Ein zurückgezogen lebender Mann aus der Leibnizstraße.
Der Nuthebote. 9. Jahrgang, Februar.
Seite 4.
Die Rehbrücker Leibnizstraße, ehedem Kirschallee, gehörte schon immer zu den ruhigen Teilen von Bergholz-Rehbrücke. Lärm gab es hier bestenfalls durch die Hunde, die fast zu jedem der wenigen Anwesen gehörten. Einer dieser Hunde gehörte Karl Holtz, dessen Häuschen sich mitten im Wald befand. Ein mittelgroßer, schwarzbrauner Mischling mit Namen Hasso, der die wenigen Passanten angriffslustig und ungestüm verbellte und Kinder wie Erwachsene zu dem viel zitierten "großen Bogen" veranlaßte.
Der Halter des Hundes, Karl Holtz, war das komplette Gegenteil. Ein zurückhaltender, nahezu scheu wirkender Mensch, der ganz froh schien, daß ihm jener Hasso zu Zurückgezogenheit und Distanz verhalf. Warum das so war, ließ sich nicht ohne weiteres ergründen. Lag es am Beruf von Karl Holtz oder an dem Gerücht, das ihn umgab. "Der war im Knast, einige Jährchen, allerdings aus politischen Gründen."
Was das hieß, politisch, wußte niemand konkret, darüber wagte man in den 50er und 60er Jahren höchstens in der Familie zu reden. Und für uns Kinder schien die Antwort ohnedies unergründlich. Bestenfalls, daß wir am Sonntagvormittag, wenn wir uns zur Kinderstunde vor dem Radio einfanden, um den Onkel Tobias vom Rias zu hören, die Lautstärke etwas leiser stellten. Karl Holtz jedenfalls wurde durch die Knastgerüchte eher zum Phantom, ein bißchen sogar zum Mythos. Wenn er mit einem Skizzenblock, manchmal auch mit Eimer und Schaufel durch den Wald strich, beobachtete man ihn respektvoll aus der Ferne. Ein großgewachsener, schon älterer Mann mit Brille, der sich nicht umsah und bei seinen Waldspaziergängen einzig Motive zum Malen oder Pflanzen für seinen Garten suchte. Wie ein entlassener Sträfling wirkte er jedenfalls nicht, eher introvertiert. Wobei das Wort introvertiert damals noch nicht in Mode, folglich völlig unbekannt war. Und er wirkte auch nicht wie ein Aufrührer, der auf politische Konflikte aus war.

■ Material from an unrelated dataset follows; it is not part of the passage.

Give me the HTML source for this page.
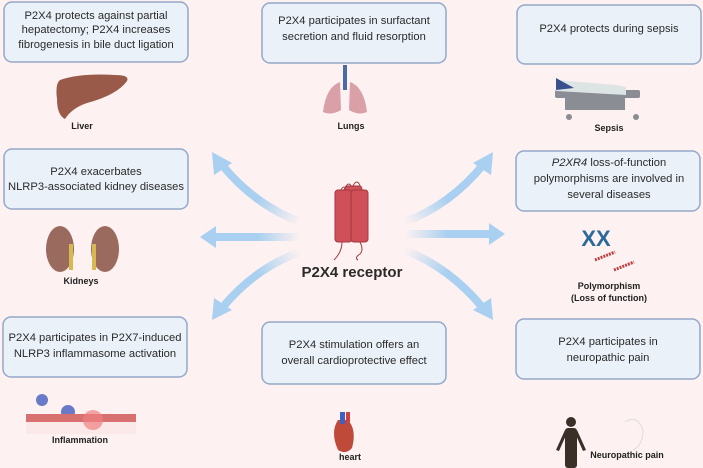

Natürlich, Karl Holtz war schwerhörig, und jemand der schwerhörig ist, hat zu seiner Umwelt zwangsläufig Distanz. Einen Konflikt gab es dennoch. Einen ganz persönlichen zwischen ihm und mir, den man wohl eher als Mißverständnis bezeichnen kann. Ich hatte in einem lichten Waldstück einen kleinen Garten angelegt, und Karl Holtz fand bei einer seiner Kurzexkursionen durch den Wald Gefallen an den Pflanzen, die ich mit Enthusiasmus eingesetzt hatte. Er grub ein paar aus und trug sie im Eimer davon. Tage später erst fand ich den Mut ihn anzusprechen. Was hieß ansprechen. Da er kein Hörgerät trug, mußte ich schon ziemlich laut werden. Aber immerhin, ein Gefühl namens Peinlichkeit zeichnete alsbald seine Gesichtszüge, und flugs bot er die Rückgabe des irrtümlich geraubten Pflanzengutes an. Ich lehnte spontan ab. Nicht nur, weil es mir jetzt selbst peinlich war, den alten Mann in Verlegenheit gebracht zu haben, sondern weil mein eigenes Gewissen hinsichtlich der Beschaffung jener ausgegrabenen Pflanzen auch nicht ganz rein war.
Der Vorfall bekam dennoch ein Happyend. Ich fand kurz darauf einen an mich adressierten Umschlag im Briefkasten. Ein Buch des Eulenspiegelverlages befand sich darin. Berliner Geschichten. Und wiewohl das Buch von Karl Schrader und nicht von Karl Holtz illustriert war, hatte es letzterer mit den Worten signiert ...zwecks Gutmachung des, wenn auch unabsichtlich, angetanen Herzeleides - verehrt von Karl Holtz.
Tatsächlich habe ich, obwohl erst zwölf Jahre alt, das Buch mit großem Vergnügen gelesen und fortan eine noch bis heute anhaltende Zuneigung zur satirischen Literatur entwickelt. Karl Holtz jedoch, wenn ich ihm gelegentlich im Wald begegnete, grüßte ich immer mit einem Lächeln, das auch erwidert wurde.